Personally I think that freedom of speech is great, but that freedom must go hand in hand with responsibility, Nick Clegg said the other day,
“at the end of the day in a free society people have to be free to offend each other. You cannot have freedom unless people are free to offend each other. We have no right not to be offended.”
And while that is true, we have a responsibility to minimise that offence, it’s not good enough to say ‘this offends me stop doing it’, and its also not good enough to say ‘I’m free to say what I like, it’s your problem if it offends you!’. It’s everybody’s responsibility to find a middle ground, if you find something offensive, don’t look at it, if you are creating something offensive, you need to ask yourself why you’re doing it. And you have to be aware that some people won’t like it! Anyone with even a modicum of knowledge about modern Islam knows that by printing pictures of the Prophet Mohammed you are going to cause deep offence. I really hope that this goes without saying, but here we go anyway, THAT DOES NOT ADVOCATE THE KIND OF VIOLENCE THAT WE SAW THIS MONTH AT CHARLIE HEDBO! What we saw in France was a backlash so extreme that no one could have predicted it, but that being said, they had to expect a reaction.
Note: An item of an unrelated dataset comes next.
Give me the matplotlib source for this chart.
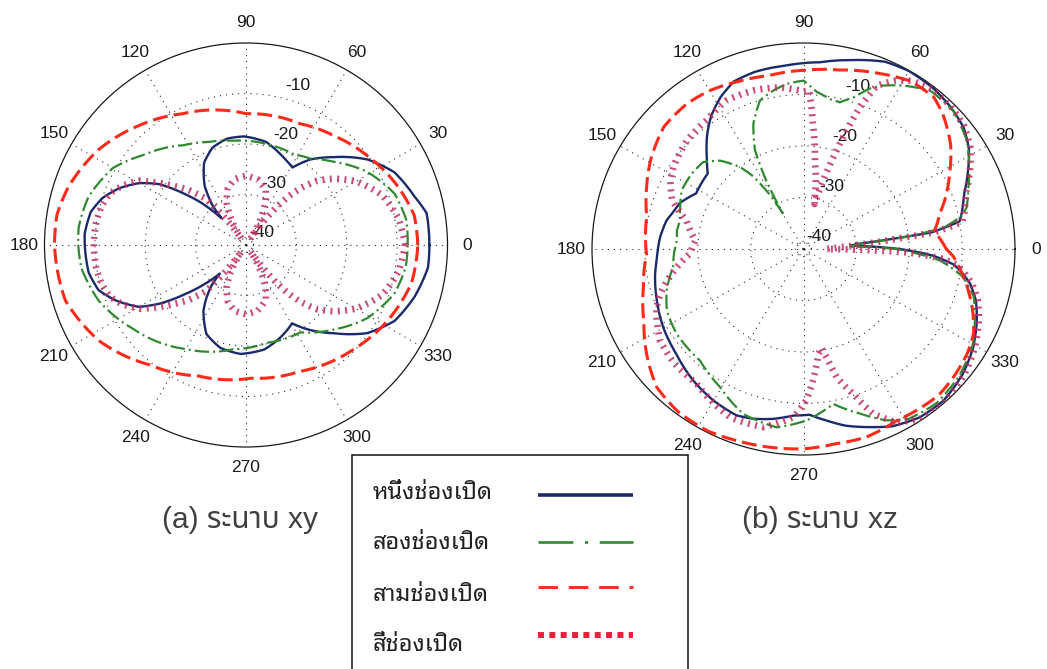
import numpy as np
import matplotlib
matplotlib.use("Agg")
import matplotlib.pyplot as plt
from matplotlib import font_manager as fm
from matplotlib.ft2font import FT2Font
from matplotlib.lines import Line2D
from matplotlib.patches import Rectangle

# ---------------------------------------------------------------- labels
series_names = ["หนึ่งช่องเปิด", "สองช่องเปิด", "สามช่องเปิด", "สี่ช่องเปิด"]
panel_titles = ["(a) ระนาบ xy", "(b) ระนาบ xz"]
angle_ticks = list(range(0, 360, 30))
radial_ticks = [-40, -30, -20, -10]
ring_levels = [-38.5, -30, -20, -10]

# ---------------------------------------------------------------- xy plane (deg, dB)
xy_one_ang = [0, 10, 16, 26, 35, 45, 53, 59, 64, 69, 79, 91, 100, 109, 117, 125,
              130.5, 132.5, 134.5, 137, 140, 145, 150, 156, 162, 168, 176, 180,
              190, 197, 203, 210, 214, 219, 223, 227.4, 229.5, 233, 237, 246, 256,
              267, 280, 290, 296, 300.5, 306, 315, 324, 333, 343, 353]
xy_one_db = [-3.6, -3.6, -5.2, -7.2, -10.5, -15.4, -18.8, -22.1, -21.5, -20.8, -19.2,
             -18.5, -18.6, -19.6, -21.7, -25.7, -29.9, -32.8, -30.5, -27.5, -24.5,
             -19.0, -15.5, -12.4, -10.0, -8.5, -7.9, -8.0, -8.3, -9.4, -11.9, -15.5,
             -19.2, -24.7, -28.5, -32.3, -29.5, -27.0, -24.5, -20.7, -19.0, -18.4,
             -19.0, -20.4, -21.3, -22.0, -19.4, -15.3, -10.3, -6.9, -5.0, -3.6]

xy_two_ang = [0, 9, 19, 31, 43, 53, 62, 78, 97, 110, 122, 139, 150, 163, 174, 180,
              188, 201, 216, 240, 263, 282, 302, 316, 329, 342, 352]
xy_two_db = [-7.9, -7.8, -8.8, -11.9, -15.9, -18.6, -19.7, -19.6, -19.2, -18.3,
             -16.7, -12.9, -9.5, -7.3, -6.6, -6.7, -7.0, -8.8, -12.0, -16.2, -19.2,
             -20.2, -19.6, -15.9, -11.9, -9.0, -8.0]

xy_three_ang = [0, 10, 21, 36, 51, 66, 90, 116, 132, 147, 162, 171, 180, 197, 213,
                231, 250, 272, 293, 315, 330, 347]
xy_three_db = [-5.9, -6.1, -7.7, -10.1, -12.2, -13.7, -14.0, -11.1, -8.2, -5.2,
               -2.9, -2.0, -2.0, -2.5, -5.2, -9.5, -12.4, -13.6, -12.8, -10.4,
               -8.4, -6.3]

xy_four_ang = [0, 10, 20, 30, 37, 42, 46, 49, 51, 53, 55, 58, 62, 66, 70, 80, 90,
               100, 108, 115, 120, 125, 128, 131, 136, 141, 145, 149, 154, 159, 165,
               172, 180, 188, 195, 201, 206, 211, 215, 219, 224, 229, 232, 235, 240,
               245, 252, 260, 270, 280, 290, 294, 298, 302, 305, 307, 309, 311, 314,
               318, 323, 330, 340, 350]
xy_four_db = [-8.4, -9.3, -11.2, -14.8, -18.2, -21.0, -24.3, -27.5, -30.2, -34.0,
              -38.5, -36.0, -33.0, -30.5, -28.5, -26.8, -26.3, -26.8, -28.3, -31.0,
              -34.0, -38.5, -33.0, -28.0, -24.5, -21.4, -18.5, -15.3, -13.0, -11.2,
              -10.3, -9.9, -9.8, -9.9, -10.3, -11.2, -13.0, -15.5, -18.5, -21.4,
              -24.5, -28.0, -33.0, -38.5, -34.0, -31.0, -28.3, -26.8, -26.3, -26.8,
              -28.5, -30.5, -33.0, -36.0, -38.5, -34.0, -30.2, -27.5, -24.3, -21.0,
              -18.2, -14.8, -11.2, -9.3]

# ---------------------------------------------------------------- xz plane (deg, dB)
xz_one_ang = [0, 2, 4, 5.5, 6.7, 7.6, 10.3, 13, 17, 20, 27, 32, 38, 45, 52, 60, 67,
              76, 85, 95, 105, 112, 118, 124, 129, 136, 141, 152, 159, 164, 168, 175,
              184, 190, 200, 210, 220, 231, 240, 248.6, 254, 260, 266.6, 272, 277.5,
              283, 290, 296, 304, 312, 321, 329, 337, 343, 348, 352, 354, 357]
xz_one_db = [-21.8, -27.0, -31.0, -30.0, -23.0, -15.5, -10.0, -9.3, -8.4, -7.6, -5.0,
             -3.1, -1.6, -0.8, -0.3, -0.1, -0.5, -2.2, -3.6, -4.2, -4.4, -4.9, -6.6,
             -8.8, -11.1, -14.6, -16.7, -17.0, -15.0, -14.3, -13.5, -12.8, -12.2,
             -11.5, -10.5, -9.4, -8.5, -7.0, -6.0, -5.3, -5.7, -6.5, -7.6, -7.8,
             -6.4, -4.8, -3.2, -1.7, -0.6, -0.4, -1.3, -2.6, -4.4, -5.9, -7.8,
             -10.1, -11.5, -15.5]

xz_two_ang = [0, 3, 5.5, 7, 9, 12, 14.7, 21, 28, 34.3, 43.5, 52, 59.3, 64.7, 68, 72,
              76.4, 80, 85.3, 90, 95.7, 100, 105.9, 111.3, 115.6, 118, 119.5, 121,
              124, 127, 132.6, 138.4, 145.4, 153.7, 160, 166.7, 171.5, 176, 182, 188,
              197.3, 205, 214.5, 227.9, 239.5, 250.4, 261.7, 271, 280.6, 288.5, 295.3,
              301, 310, 320, 330, 337, 344, 350, 355]
xz_two_db = [-22.5, -31.5, -29.0, -20.0, -13.0, -9.5, -8.1, -6.6, -4.5, -2.6, -1.0,
             -1.0, -3.1, -4.9, -6.4, -9.0, -10.7, -10.5, -9.4, -7.3, -7.8, -8.6,
             -10.0, -13.9, -18.8, -25.0, -32.0, -28.0, -23.0, -20.1, -16.7, -14.6,
             -14.3, -14.3, -15.2, -16.0, -15.8, -16.0, -15.5, -15.1, -12.9, -11.5,
             -10.9, -10.8, -8.9, -6.0, -5.0, -6.7, -9.4, -6.3, -3.2, -1.5, -0.9,
             -1.6, -3.0, -4.8, -6.5, -9.5, -14.0]

xz_three_ang = [0, 8, 15, 20, 28, 36, 45, 50, 58, 67, 79, 90, 101, 111, 120, 128, 138,
                149, 158, 168, 182, 194, 205, 214.5, 224, 233, 243, 251, 261, 270, 279,
                288, 298, 312, 319, 327, 333, 340, 350, 357]
xz_three_db = [-13.0, -15.0, -13.3, -11.5, -8.7, -5.6, -2.8, -1.6, -1.6, -3.0, -4.6,
               -5.3, -5.7, -5.2, -4.5, -4.2, -4.5, -6.3, -8.0, -9.7, -10.3, -8.8,
               -6.7, -4.0, -1.4, -0.5, -0.3, -0.7, -1.0, -1.2, -1.7, -1.6, -2.3,
               -1.8, -2.3, -3.0, -3.9, -6.0, -9.3, -11.6]

xz_four_ang = [0, 3, 5, 6.5, 7.5, 10, 13, 17, 20, 27, 32, 38, 45, 52, 58, 62, 66.4,
               68.8, 70.5, 72.4, 74.3, 76.5, 78, 80, 82.5, 85.8, 88, 90, 98, 107, 117,
               126, 136, 147, 152, 159, 166, 175.5, 182.5, 188.4, 195.6, 202, 213, 222,
               232, 247, 257.6, 266.6, 271, 274, 277.8, 280, 281.8, 284.2, 288.5,
               292.4, 297.6, 304, 312, 321, 329, 337, 343, 348, 352, 354, 356, 358]
xz_four_db = [-35.5, -33.0, -28.0, -22.0, -15.0, -9.5, -8.8, -8.0, -7.2, -4.6, -2.8,
              -1.4, -0.7, -0.5, -1.5, -3.0, -5.4, -10.5, -15.6, -21.3, -26.2, -31.0,
              -29.7, -26.5, -23.3, -15.6, -9.2, -9.4, -8.3, -7.8, -7.7, -9.0, -9.5,
              -10.7, -11.5, -13.4, -17.2, -19.5, -18.5, -15.8, -12.5, -10.0, -7.6,
              -7.0, -7.0, -4.5, -4.6, -7.3, -10.6, -14.4, -19.4, -20.5, -18.5, -14.3,
              -10.3, -5.4, -2.0, -0.3, -0.1, -1.0, -2.3, -4.0, -5.5, -7.4, -9.6,
              -11.0, -14.0, -20.0]

# ---------------------------------------------------------------- fonts
def thai_capable_families():
    names = []
    for entry in fm.fontManager.ttflist:
        if entry.name in names:
            continue
        try:
            cmap = FT2Font(entry.fname).get_charmap()
        except Exception:
            continue
        if all(c in cmap for c in (0x0E01, 0x0E19, 0x0E32, 0x0E40, 0x0E14)):
            names.append(entry.name)
    return names


def pick(available, preferred):
    for p in preferred:
        if p in available:
            return p
    return available[0] if available else "DejaVu Sans"


thai_fonts = thai_capable_families()
looped_font = pick(thai_fonts, ["Noto Sans Thai Looped", "Noto Serif Thai", "Loma",
                                "Garuda", "Norasi", "Kinnari", "Sarabun", "Tlwg Typo"])
plain_font = pick(thai_fonts, ["Noto Sans Thai", "Noto Sans Thai UI", "Kanit", "Prompt",
                               "Loma", "Garuda", "Sawasdee"])
num_font = ["Liberation Sans", "DejaVu Sans"]

# ---------------------------------------------------------------- styles
styles = [
    dict(color="#1b2a6b", lw=1.7, ls="-"),
    dict(color="#2f8a2f", lw=1.6, ls=(0, (6.5, 1.8, 0.9, 1.8))),
    dict(color="#ff2a1a", lw=2.2, ls=(0, (4.9, 2.0))),
    dict(color="#c42a5c", lw=4.8, ls=(0, (0.3, 0.8)), alpha=0.85),
]


def closed(ang, db):
    a = np.deg2rad(np.r_[ang, ang[0] + 360.0])
    d = np.r_[db, db[0]]
    return a, d


def style_polar(ax):
    ax.set_aspect("auto")
    ax.set_theta_zero_location("E")
    ax.set_theta_direction(1)
    ax.set_ylim(-40, 0)
    ax.set_xticks(np.deg2rad(angle_ticks))
    ax.set_xticklabels([])
    ax.set_yticks(ring_levels)
    ax.set_yticklabels([])
    ax.set_axisbelow(True)
    ax.grid(True, color="#2b2b2b", linewidth=0.8, linestyle=(0, (1, 4.5)))
    ax.spines["polar"].set_color("#1a1a1a")
    ax.spines["polar"].set_linewidth(0.9)
    ax.tick_params(length=0, pad=0)
    for a in angle_ticks:
        ax.text(np.deg2rad(a), 4.0, str(a), ha="center", va="center", fontsize=12.5,
                family=num_font, color="#1a1a1a", clip_on=False)
    for v in radial_ticks:
        ax.text(np.deg2rad(76), v + 2.5, str(v), ha="left", va="center", fontsize=12.5,
                family=num_font, color="#1a1a1a", clip_on=False, zorder=1.5)


W, H = 1047, 669
fig = plt.figure(figsize=(W / 100, H / 100), dpi=100)
fig.patch.set_facecolor("white")

ax1 = fig.add_axes([44.5 / W, (H - 447) / H, 403 / W, 404 / H], projection="polar")
ax2 = fig.add_axes([592 / W, (H - 455) / H, 423 / W, 412 / H], projection="polar")

panels = [
    (ax1, [(xy_one_ang, xy_one_db), (xy_two_ang, xy_two_db),
           (xy_three_ang, xy_three_db), (xy_four_ang, xy_four_db)]),
    (ax2, [(xz_one_ang, xz_one_db), (xz_two_ang, xz_two_db),
           (xz_three_ang, xz_three_db), (xz_four_ang, xz_four_db)]),
]
for ax, curves in panels:
    style_polar(ax)
    for (ang, db), st in zip(curves, styles):
        a, d = closed(ang, db)
        (ln,) = ax.plot(a, d, color=st["color"], lw=st["lw"], ls=st["ls"],
                        dash_capstyle="butt", solid_joinstyle="round",
                        alpha=st.get("alpha", 1.0), zorder=3)
        # follow the polar arc between neighbouring samples
        ln.get_path()._interpolation_steps = 24

# panel captions
for x, title in zip([240, 820], panel_titles):
    fig.text(x / W, 1 - 520 / H, title, ha="center", va="center", fontsize=21.5,
             color="#404040", family=["Liberation Sans", plain_font])

# legend box
fig.add_artist(Rectangle((352 / W, -0.05), (688 - 352) / W, 1 - 455 / H + 0.05,
                         transform=fig.transFigure, fill=False, ec="#111111", lw=1.1))
text_rows = [493, 543, 595, 645]
sample_rows = [495, 542, 587, 635]
sample_styles = [
    dict(color="#1b2a6b", lw=2.6, ls="-"),
    dict(color="#2f8a2f", lw=1.9, ls=(0, (13.2, 4.4, 1.2, 4.4))),
    dict(color="#ff2a1a", lw=2.1, ls=(0, (6.7, 3.7))),
    dict(color="#e8203a", lw=4.3, ls=(0, (1.0, 0.9))),
]
for name, ty, sy, st in zip(series_names, text_rows, sample_rows, sample_styles):
    fig.text(373 / W, 1 - ty / H, name, ha="left", va="center", fontsize=17,
             color="#222222", family=[looped_font, "DejaVu Sans"])
    fig.add_artist(Line2D([538 / W, 633 / W], [1 - sy / H, 1 - sy / H],
                          transform=fig.transFigure, color=st["color"], lw=st["lw"],
                          ls=st["ls"], dash_capstyle="butt", solid_capstyle="butt"))

fig.savefig("out.png", dpi=100, facecolor="white")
If I can draw another parallel, people who read this blog will know that I censor my more colourful language, if I use the word c**t, I will asterisk the f**king s**t out of that c**t, that’s because although I am free to swear my filthy mouth out, I know that people may be offended by it, so I have taken responsibility to minimise that offence by way of self censorship.
So to bring this all back to my original point of page three, The Sun (as I said before) have moved their page three online, but that hasn’t stopped the activists from trying to get it banned all together. But maybe instead of pushing harder for the eradication of page three, maybe they should just be celebrating. They have achieved their goal! By page three moving online, only people who want to look at it can/will, The Sun has self-censored itself. Just like I do with my swearing. You can read my blog, and if you don’t know what c**t stands for, you haven’t seen an offensive word, if you do know what it stands for but it offends you, you can pretend I’m saying cost or something, and if you do know what it stands for, and you’re not offended, then you know I’m really saying Jeremy Clarkson.
Obviously this is far too complex an issue to be sorted out by little old me, but I just think that it’s a little soon to be celebrating the demise of Page 3, especially given the current contextual backdrop of the Charlie Hedbo shooting, and that we all need to have a really good think about what freedom of speech really means and how we can work together to minimise its ramifications.